Waiters are the largest group of food and beverage service workers. They work in many different types of dining establishments where they take customers’ orders, serve them food and beverages, prepare bills, and occasionally accept payments from customers. Their duties vary greatly between different dining facilities. Those who work in coffeeshops serve sandwiches, soups, and salads in a fast and efficient manner. In more expensive restaurants that provide customers with a fine dining experience, waiters play a more formal role that focuses on personal, attentive treatment at a slower pace. In these types of establishments, they usually talk with their customers, suggesting dishes, explaining how food is prepared, and providing guidance on wine selection.

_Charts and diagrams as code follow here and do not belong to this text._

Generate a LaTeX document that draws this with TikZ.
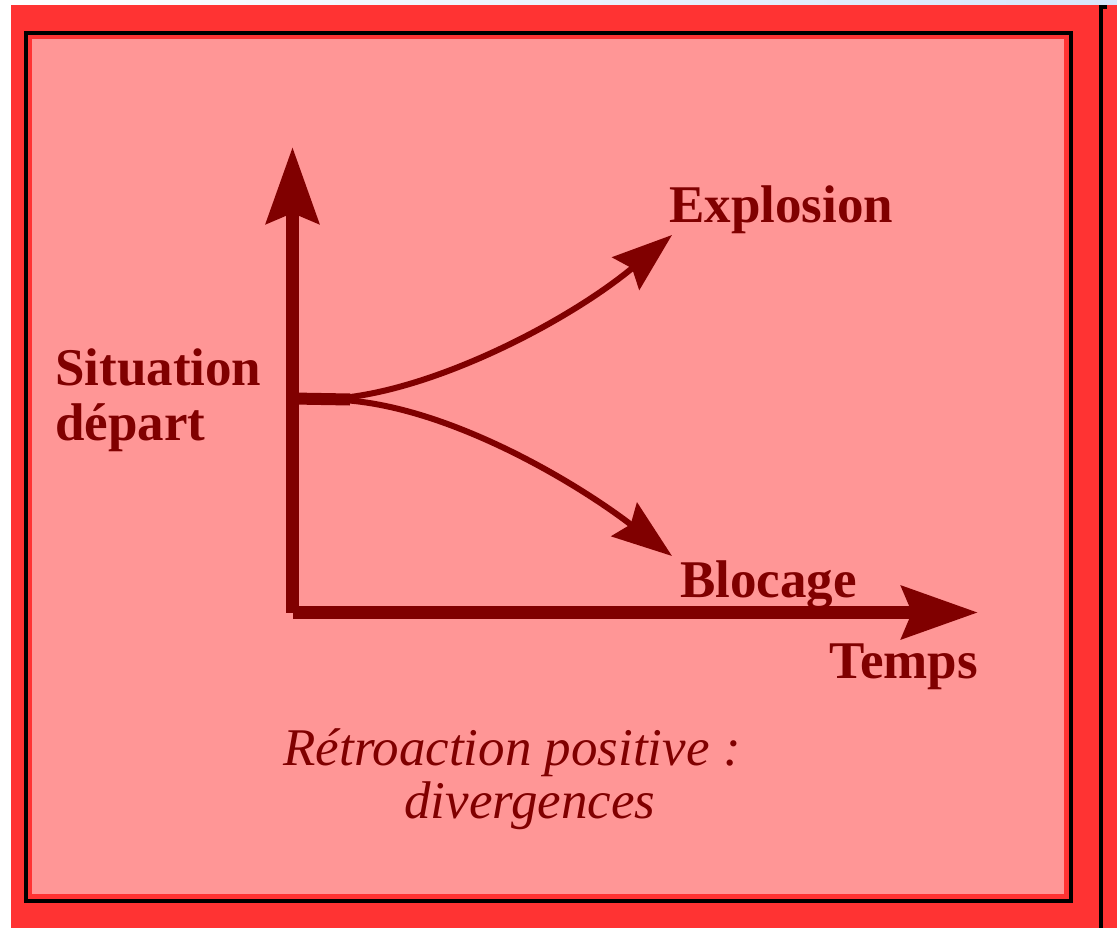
\documentclass[tikz,border=0pt]{standalone}
\usepackage{fontspec}
\setmainfont{Liberation Serif}
\usetikzlibrary{arrows.meta}
\definecolor{outerred}{RGB}{255,51,51}
\definecolor{pinkbg}{RGB}{255,150,150}
\definecolor{darkred}{RGB}{128,0,0}
\definecolor{topblue}{RGB}{215,230,250}
\tikzset{
  axisline/.style={draw=darkred, line width=13pt, line cap=butt,
    -{Stealth[length=76pt, width=52pt, inset=10pt]}},
  curveline/.style={draw=darkred, line width=6pt,
    -{Stealth[length=60pt, width=42pt, inset=8pt]}},
  boldlabel/.style={text=darkred, inner sep=0pt, font=\fontsize{53}{57}\selectfont\bfseries},
  captionlabel/.style={text=darkred, inner sep=0pt, font=\fontsize{53}{57}\selectfont\itshape},
}
\begin{document}
\begin{tikzpicture}[x=1pt, y=-1pt]
\useasboundingbox (0,0) rectangle (1117,928);
% backgrounds and frames
\fill[white] (0,0) rectangle (1117,928);
\shade[left color=white, right color=topblue] (0,0) rectangle (1117,5);
\fill[outerred] (11,5) rectangle (1117,928);
\fill[black] (1099,5) rectangle (1103,928);
\fill[black] (1103,5) rectangle (1107,9);
\draw[black, line width=4pt] (26,33) rectangle (1071,901);
\fill[pinkbg] (32,39) rectangle (1064,894);
% coordinates
\coordinate (O) at (292.5,612.5);
\coordinate (Ytop) at (292.5,147);
\coordinate (Xend) at (978,612.5);
\coordinate (S) at (292.5,398.5);
\coordinate (S2) at (350,399.5);
\coordinate (Etip) at (672,235);
\coordinate (Btip) at (672,556);
% axes
\draw[axisline] (O) -- (Ytop);
\draw[axisline] (O) -- (Xend);
% start bar
\draw[darkred, line width=12pt] (S) -- (S2);
% curves
\draw[curveline] (342,398) .. controls (440,388) and (570,320) .. (Etip);
\draw[curveline] (342,400) .. controls (445,406) and (570,478) .. (Btip);
% labels
\node[boldlabel, anchor=base west] (sit) at (55,385) {Situation};
\node[boldlabel, anchor=base west] (dep) at (55,440) {départ};
\node[boldlabel, anchor=base west] (expl) at (669,223) {Explosion};
\node[boldlabel, anchor=base west] (bloc) at (680,597) {Blocage};
\node[boldlabel, anchor=base east] (temps) at (978,678) {Temps};
\node[captionlabel, anchor=base] (cap1) at (512,765) {Rétroaction positive\ :};
\node[captionlabel, anchor=base] (cap2) at (530,818) {divergences};
\end{tikzpicture}
\end{document}
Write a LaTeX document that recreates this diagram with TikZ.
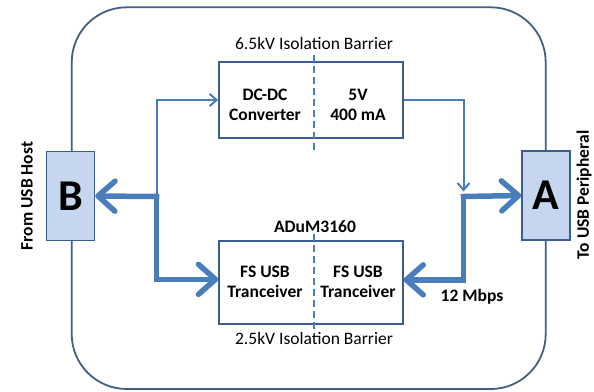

Some waiters prepare simple fare such as salads and desserts. Others may overlap responsibilities with other food and beverage service workers. They may perform such tasks as escorting guests to tables, serving customers seated at counters, clearing and setting up tables, or operating a cash register.
Those interested in waiter positions should have a good memory so they can remember customers’ orders. They should have a neat and well-groomed appearance. They need to have a courteous and pleasant personality. Their customer relations skills must be of the highest caliber, and they should be able to function calmly in situations where stress is extremely high.
In 2002, waiters earned a median hourly wage (including tips) of $6.10. Earnings ranged from the lowest 10%, who earned less than $5.70, to the highest 10%, who earned more than $11.00. Most waiters earn more because they acquire higher tips, rather than a higher hourly wage.
Training and Education
There are no specific educational requirements for waiter positions, although many employer prefer applicants who have graduated from high school. Many employees acquire these jobs because they have an immediate need for income, rather than a long-term interest in the profession. Many are in their late teens or early twenties and have little or no job experience. Some are full-time college or high school students. Hotels and restaurants with higher-class standards prefer applicants who have experience in the occupation. These establishments also offer higher wages. Most waiters learn their skills by observing more experienced waiters. Some employers train their employees using audio/video materials, and some employees receive restaurant training from vocational schools, restaurant associations, and large restaurant chains.
In 2002, waiters held about 2,097,000 jobs. A majority worked in restaurants, coffeeshops, and bars.
Between 2002 and 2012, employment of waiters is expected to increase about as fast as the average. Some employment growth will result from new job openings, but the vast majority of job openings will be due to the extremely high turnover rate in this occupation. Keen competition is predicted for positions in fine dining establishments and popular restaurants.